At the end of the night we decided that since neither of us had any major plans for Sunday (today, now almost 7 pm) we would meet up about 11am and go exploring a bit. We wanted to go up the Twin Towers, but by the time we got there the tickets were all sold out. Instead we explored the ridiculous designer mall between the bottom 5 floors of the towers - full of shops like Gucci, Prada, Louis V, Marc Jacobs, Jimmy Choo, Burberry, Chanel, Armani, etc. etc. It's nuts, 6 floors of overpriced shops that must sell something, though I don't know to who...

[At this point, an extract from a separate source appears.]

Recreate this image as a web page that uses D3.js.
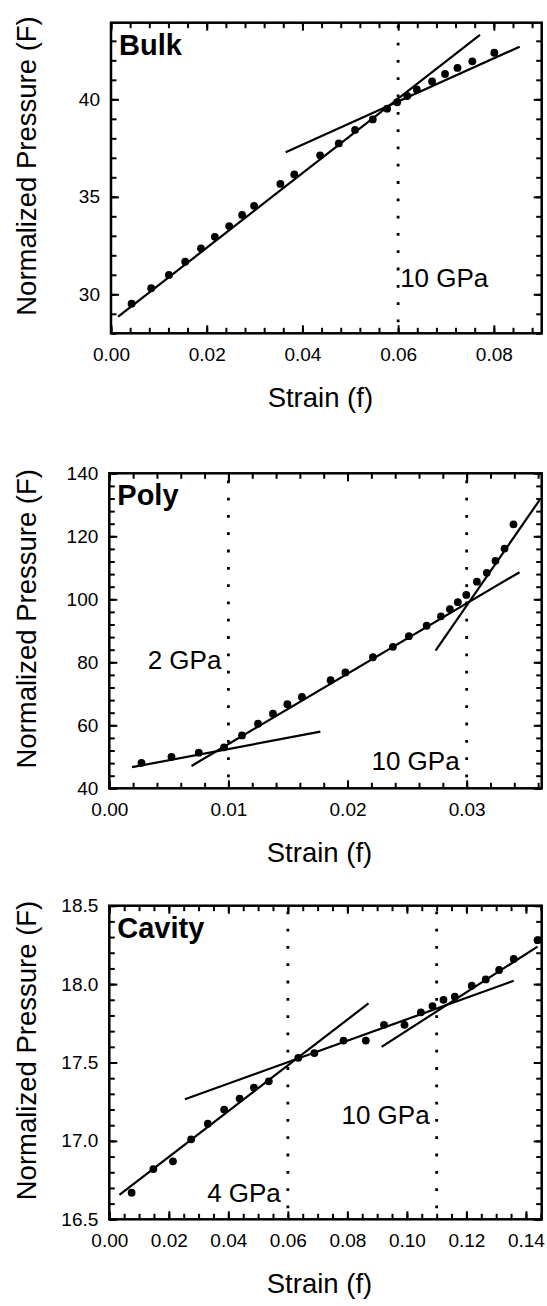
<!DOCTYPE html>
<html><head><meta charset="utf-8">
<script src="https://cdn.jsdelivr.net/npm/d3@7"></script>
<style>
body{margin:0;background:#fff}
svg{display:block;background:#fff}
text{font-family:"Liberation Sans",Arial,Helvetica,sans-serif;fill:#000}
</style>
</head><body><script>
// ---------- DATA ----------
// Bulk
const bulkStrain   = [0.0043,0.0084,0.0121,0.0155,0.0188,0.0217,0.0247,0.0274,0.0299,0.0354,0.0383,0.0437,0.0476,0.0510,0.0547,0.0577,0.0598,0.0619,0.0639,0.0671,0.0698,0.0724,0.0755,0.0801];
const bulkPressure = [29.52,30.31,30.99,31.67,32.36,32.95,33.50,34.07,34.54,35.66,36.15,37.13,37.74,38.43,38.97,39.52,39.85,40.17,40.51,40.92,41.30,41.61,41.95,42.39];
const bulkFits     = [[[0.0015,28.85],[0.0771,43.30]], [[0.0365,37.28],[0.0854,42.70]]];
const bulkMarks    = [0.06];
const bulkXTicks   = [0.00,0.02,0.04,0.06,0.08];
const bulkYTicks   = [30,35,40];
const bulkNotes    = [{text:"10 GPa", strain:0.06, pressure:30.36, anchor:"start"}];

// Poly
const polyStrain   = [0.00270,0.00522,0.00751,0.00963,0.01114,0.01248,0.01374,0.01495,0.01617,0.01858,0.01982,0.02213,0.02381,0.02515,0.02664,0.02784,0.02859,0.02926,0.02997,0.03086,0.03169,0.03242,0.03318,0.03393];
const polyPressure = [48.1,50.0,51.3,53.0,56.8,60.5,63.7,66.7,69.0,74.3,76.8,81.6,84.9,88.3,91.6,94.6,96.9,99.1,101.4,105.6,108.4,112.2,116.1,123.8];
const polyFits     = [[[0.00191,46.7],[0.01772,58.0]], [[0.0069,47.1],[0.03444,108.6]], [[0.02739,83.7],[0.03612,131.5]]];
const polyMarks    = [0.01,0.03];
const polyXTicks   = [0.00,0.01,0.02,0.03];
const polyYTicks   = [40,60,80,100,120,140];
const polyNotes    = [{text:"2 GPa", strain:0.01, pressure:77.9, anchor:"end"},
                      {text:"10 GPa", strain:0.03, pressure:45.7, anchor:"end"}];

// Cavity
const cavStrain    = [0.0075,0.0148,0.0214,0.0275,0.0331,0.0386,0.0438,0.0486,0.0536,0.0635,0.0689,0.0787,0.0862,0.0923,0.0992,0.1047,0.1086,0.1123,0.1161,0.1218,0.1265,0.1310,0.1359,0.1439];
const cavPressure  = [16.67,16.82,16.87,17.01,17.11,17.20,17.27,17.34,17.38,17.53,17.56,17.64,17.64,17.74,17.74,17.82,17.86,17.90,17.92,17.99,18.03,18.09,18.16,18.28];
const cavFits      = [[[0.0034,16.655],[0.0871,17.877]], [[0.0254,17.266],[0.1359,18.021]], [[0.0915,17.60],[0.1439,18.239]]];
const cavMarks     = [0.06,0.11];
const cavXTicks    = [0.00,0.02,0.04,0.06,0.08,0.10,0.12,0.14];
const cavYTicks    = [16.5,17.0,17.5,18.0,18.5];
const cavNotes     = [{text:"4 GPa", strain:0.06, pressure:16.612, anchor:"end"},
                      {text:"10 GPa", strain:0.11, pressure:17.108, anchor:"end"}];

const xTitle = "Strain (f)";
const yTitle = "Normalized Pressure (F)";

// ---------- LAYOUT ----------
const W = 547, H = 1306;
const FONT_TICK = 19, FONT_TITLE = 27.5, FONT_NAME = 29, FONT_NOTE = 26;

const panels = [
  {name:"Bulk", strain:bulkStrain, pressure:bulkPressure, fits:bulkFits, marks:bulkMarks,
   xTicks:bulkXTicks, yTicks:bulkYTicks, notes:bulkNotes,
   xDomain:[0,0.09], yDomain:[28,43.93], xMinor:0.004, yMinor:1,
   xFmt:".2f", yFmt:"d", box:{left:111,right:541.7,top:22.7,bottom:333.3}},
  {name:"Poly", strain:polyStrain, pressure:polyPressure, fits:polyFits, marks:polyMarks,
   xTicks:polyXTicks, yTicks:polyYTicks, notes:polyNotes,
   xDomain:[0,0.0363], yDomain:[40,140], xMinor:0.002, yMinor:4,
   xFmt:".2f", yFmt:"d", box:{left:109.3,right:541.7,top:473.3,bottom:788.3}},
  {name:"Cavity", strain:cavStrain, pressure:cavPressure, fits:cavFits, marks:cavMarks,
   xTicks:cavXTicks, yTicks:cavYTicks, notes:cavNotes,
   xDomain:[0,0.1453], yDomain:[16.5,18.5], xMinor:0.005, yMinor:0.1,
   xFmt:".2f", yFmt:".1f", box:{left:109.3,right:541.7,top:905.7,bottom:1219.3}}
];

const svg = d3.select("body").append("svg").attr("width", W).attr("height", H);

function minorTicks(lo, hi, step){
  return d3.range(Math.ceil(lo/step - 1e-6), Math.floor(hi/step + 1e-6) + 1).map(i => +(i*step).toFixed(6));
}

function styleAxis(sel, withText){
  sel.select(".domain").remove();
  sel.selectAll(".tick line").attr("stroke","#000").attr("stroke-width",2);
  if (withText) sel.selectAll(".tick text").attr("font-size",FONT_TICK).attr("fill","#000");
  else sel.selectAll(".tick text").remove();
}

panels.forEach((p, idx) => {
  const b = p.box;
  const x = d3.scaleLinear().domain(p.xDomain).range([b.left, b.right]);
  const y = d3.scaleLinear().domain(p.yDomain).range([b.bottom, b.top]);
  const g = svg.append("g");

  const clipId = "clip" + idx;
  svg.append("clipPath").attr("id", clipId).append("rect")
    .attr("x", b.left).attr("y", b.top).attr("width", b.right - b.left).attr("height", b.bottom - b.top);

  const xm = minorTicks(p.xDomain[0], p.xDomain[1], p.xMinor);
  const ym = minorTicks(p.yDomain[0], p.yDomain[1], p.yMinor);
  const MINOR = 5.5, MAJOR = 8;

  // minor ticks on all four sides
  g.append("g").attr("transform",`translate(0,${b.bottom})`)
    .call(d3.axisBottom(x).tickValues(xm).tickSize(-MINOR).tickFormat("")).call(s=>styleAxis(s,false));
  g.append("g").attr("transform",`translate(0,${b.top})`)
    .call(d3.axisTop(x).tickValues(xm).tickSize(-MINOR).tickFormat("")).call(s=>styleAxis(s,false));
  g.append("g").attr("transform",`translate(${b.left},0)`)
    .call(d3.axisLeft(y).tickValues(ym).tickSize(-MINOR).tickFormat("")).call(s=>styleAxis(s,false));
  g.append("g").attr("transform",`translate(${b.right},0)`)
    .call(d3.axisRight(y).tickValues(ym).tickSize(-MINOR).tickFormat("")).call(s=>styleAxis(s,false));

  // major ticks
  g.append("g").attr("transform",`translate(0,${b.bottom})`)
    .call(d3.axisBottom(x).tickValues(p.xTicks).tickSize(-MAJOR).tickPadding(14.5).tickFormat(d3.format(p.xFmt)))
    .call(s=>styleAxis(s,true));
  g.append("g").attr("transform",`translate(0,${b.top})`)
    .call(d3.axisTop(x).tickValues(p.xTicks).tickSize(-MAJOR).tickFormat("")).call(s=>styleAxis(s,false));
  g.append("g").attr("transform",`translate(${b.left},0)`)
    .call(d3.axisLeft(y).tickValues(p.yTicks).tickSize(-MAJOR).tickPadding(11).tickFormat(d3.format(p.yFmt)))
    .call(s=>styleAxis(s,true));
  g.append("g").attr("transform",`translate(${b.right},0)`)
    .call(d3.axisRight(y).tickValues(p.yTicks).tickSize(-MAJOR).tickFormat("")).call(s=>styleAxis(s,false));

  // dotted vertical marks
  g.selectAll(".mark").data(p.marks).enter().append("line")
    .attr("x1", d=>x(d)).attr("x2", d=>x(d))
    .attr("y1", b.bottom).attr("y2", b.top)
    .attr("stroke","#000").attr("stroke-width",2.8)
    .attr("stroke-dasharray","2.8 14.5").attr("stroke-dashoffset",-11);

  // fit lines
  const line = d3.line().x(d=>x(d[0])).y(d=>y(d[1]));
  g.append("g").attr("clip-path",`url(#${clipId})`)
    .selectAll("path").data(p.fits).enter().append("path")
    .attr("d", line).attr("fill","none").attr("stroke","#000").attr("stroke-width",2.2);

  // data points
  g.append("g").attr("clip-path",`url(#${clipId})`)
    .selectAll("circle").data(p.strain.map((s,i)=>[s,p.pressure[i]])).enter().append("circle")
    .attr("cx", d=>x(d[0])).attr("cy", d=>y(d[1])).attr("r",3.9).attr("fill","#000");

  // frame
  g.append("rect").attr("x",b.left).attr("y",b.top)
    .attr("width",b.right-b.left).attr("height",b.bottom-b.top)
    .attr("fill","none").attr("stroke","#000").attr("stroke-width",2.5);

  // notes
  g.selectAll(".note").data(p.notes).enter().append("text")
    .attr("x", d=>x(d.strain) + (d.anchor==="start" ? 2 : -7))
    .attr("y", d=>y(d.pressure))
    .attr("text-anchor", d=>d.anchor)
    .attr("font-size", FONT_NOTE)
    .text(d=>d.text);

  // panel name
  g.append("text").attr("x", b.left + 8).attr("y", b.top + 32)
    .attr("font-size", FONT_NAME).attr("font-weight","bold").text(p.name);

  // axis titles
  g.append("text").attr("x", (b.left+b.right)/2 - 6).attr("y", b.bottom + 73.4)
    .attr("text-anchor","middle").attr("font-size",FONT_TITLE).text(xTitle);
  g.append("text")
    .attr("transform",`translate(36,${(b.top+b.bottom)/2 - 12}) rotate(-90)`)
    .attr("text-anchor","middle").attr("font-size",FONT_TITLE).text(yTitle);
});
</script></body></html>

Afterwards we went back to China Town and hopped a cab to little India to get some curry. It was pretty good and only 6MYR for all you could eat, surprisingly less spicy than I expected! From little India we walked to the National Museum, which was quite interesting and taught me a lot that I didn't know about Malaysia - this is what I should have been doing all along! It was only 2 MYR to enter and there was loads of stuff to see, a great deal! We spent about 2 hours there and met an Argentinian girl who said she'd see us tonight at the bar, though who knows.
Afterwards we walked over towards the National Mosque - not nearly as beautiful as the 2 buildings before it which looked more like mosques. Nearby was the old colonial railway station, which was an interesting bit of architecture - something like Islamic and British mixed together - and after seeing these, still being stuffed with curry, we went back to our guesthouses and agreed to meet at the bar at 7.30 to go get dinner. Seeing as it's getting on to that time now, I'm off!
Tomorrow I go to the Indian embassy to apply for my visa...wish me luck!